Vladimir de Gaulle?

MOSCOU -- La plus grande déception de l’ère post-communiste a été l’échec de l’Occident, particulièrement de l’Europe, à bâtir une relation réussie avec la Russie. La plupart des décideurs et des experts s’attendaient, après les troubles d’une inévitable période de transition, à voir la Russie rejoindre les États-Unis et l’Europe dans un partenariat stratégique et économique, basé sur des valeurs et des intérêts communs. La vitesse du changement est peut-être douteuse, mais pas la direction qu’il prend. Or, le triomphe électoral massif de Vladimir Poutine lors des élections à la Douma cette semaine a fait mentir cette théorie.

Aujourd’hui, les intérêts communs ont diminué comme peau de chagrin et les valeurs sont parties dans des directions différentes. La Russie renaissante est devenue la première puissance révisionniste mondiale, rejetant un status quo basée sur le concept de victoire occidentale dans la Guerre froide.

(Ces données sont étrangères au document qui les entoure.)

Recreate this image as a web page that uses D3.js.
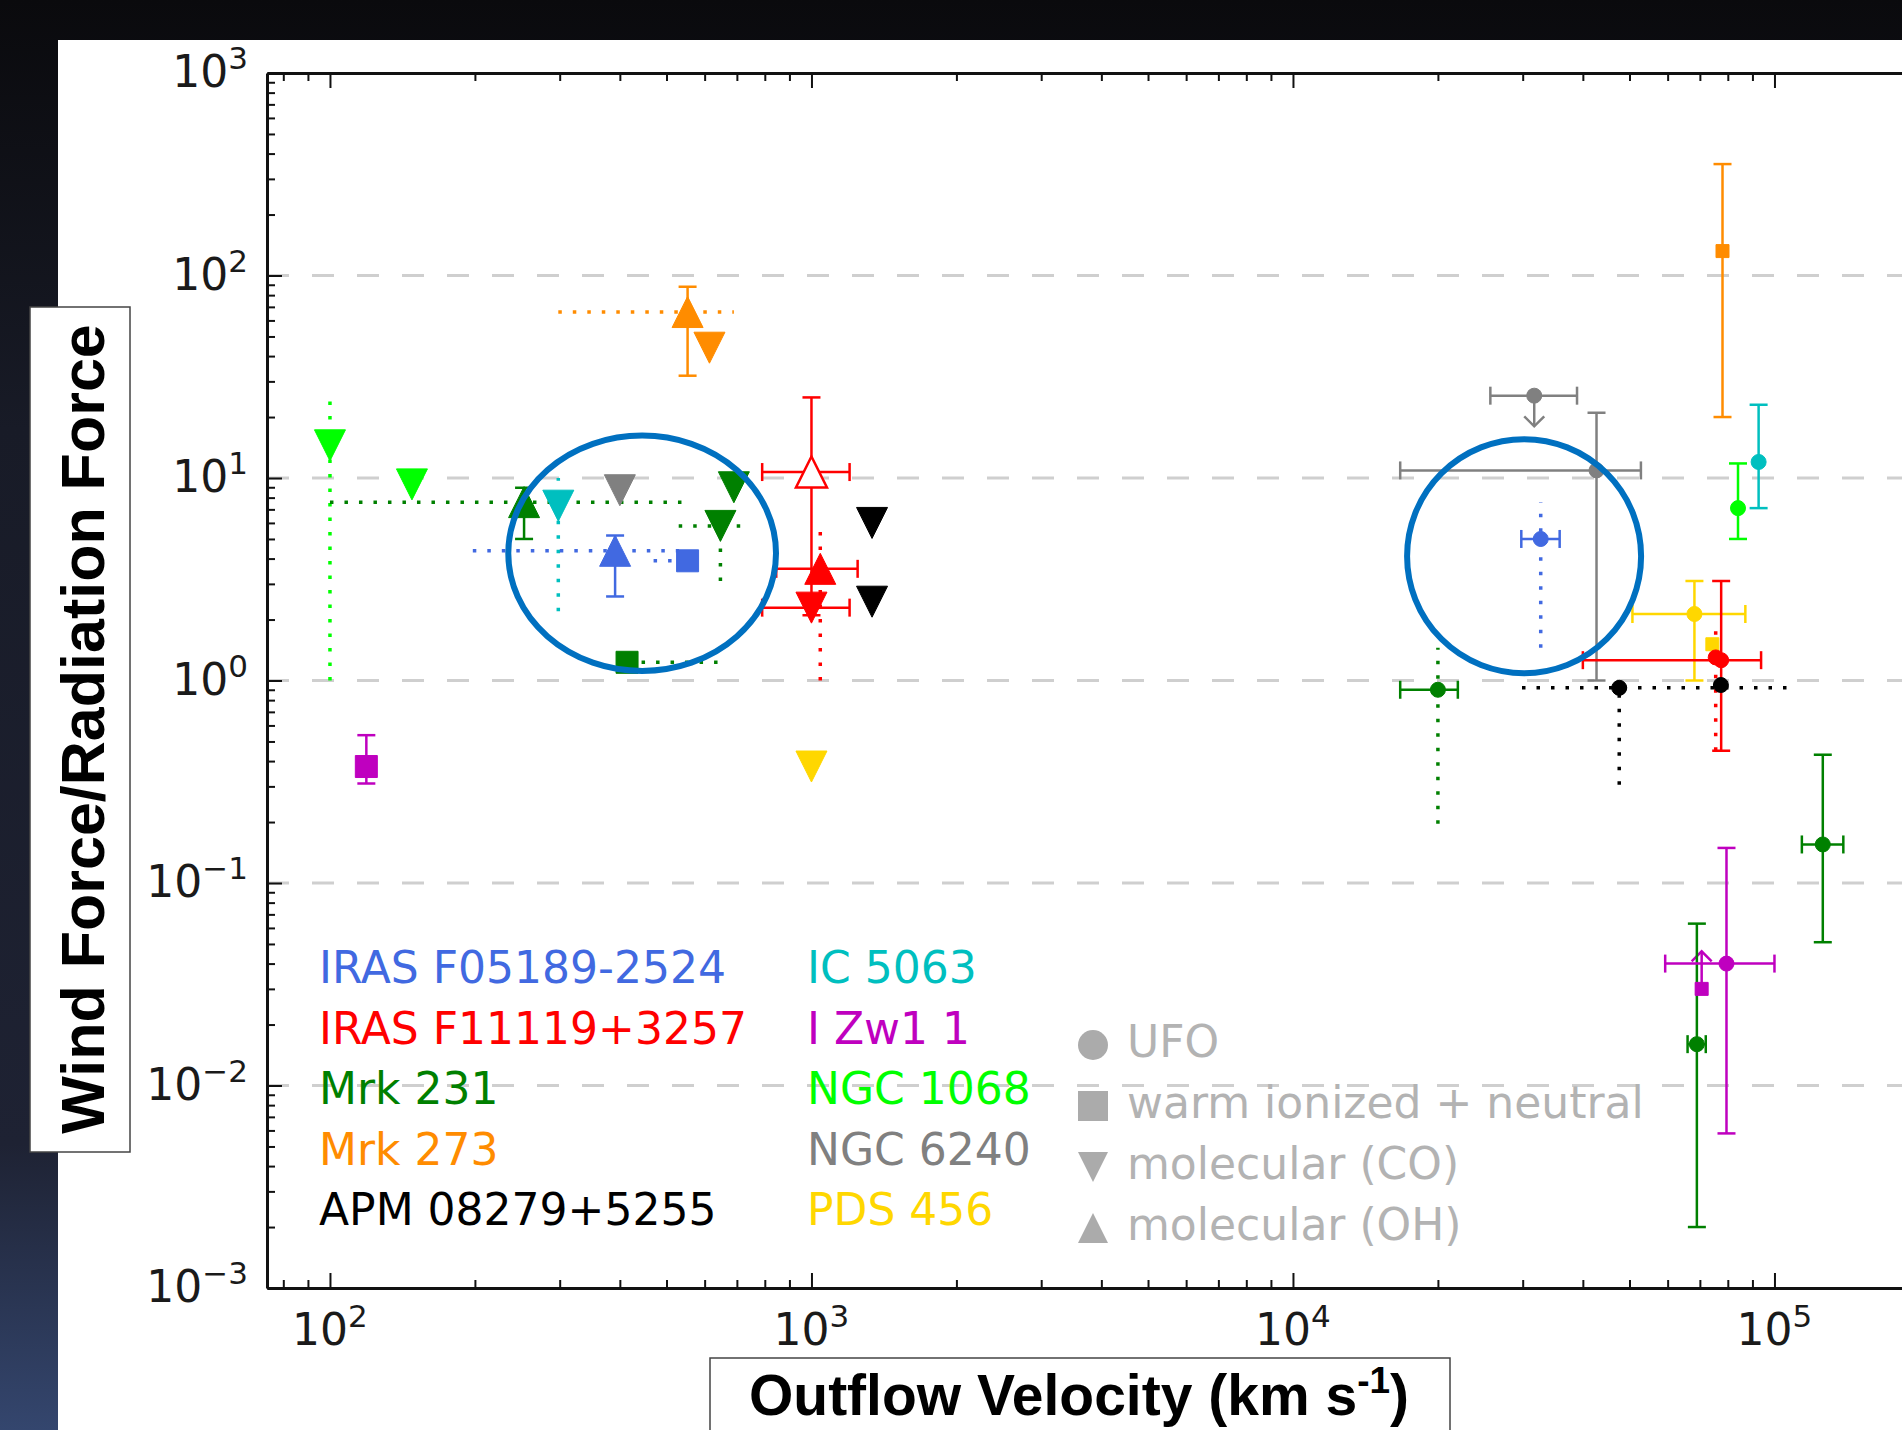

Ses deux atouts de super-puissance, les armes nucléaires et l’énergie, en font un leader potentiel de toutes les puissances plus petites et frustrées par leur position dans le monde. Un éventuel axe Russie-Chine, basé sur la résistance commune à l’hégémonie des États-Unis, porte en lui les semences d’une nouvelle bipolarité.

Les attentes occidentales concernant la trajectoire de la Russie post-communiste reposaient sur trois hypothèses qui se sont révélées fausses. Tout d’abord, la majorité de l’élite russe a rejeté l’idée que la perte de l’empire était irréversible. Ensuite, l’unilatéralisme de l’administration Bush a mis en pièce la conviction que les États-Unis continueraient à diriger un monde dans un esprit de “multipolarité.” En effet, l’unilatéralisme américain a même été le signal pour la Russie de poursuivre sa propre politique unilatérale. Enfin, la Russie n’est pas encore intégrée à l’Occident (surtout à l’Europe) d’un point de vue économique, contrairement aux attentes.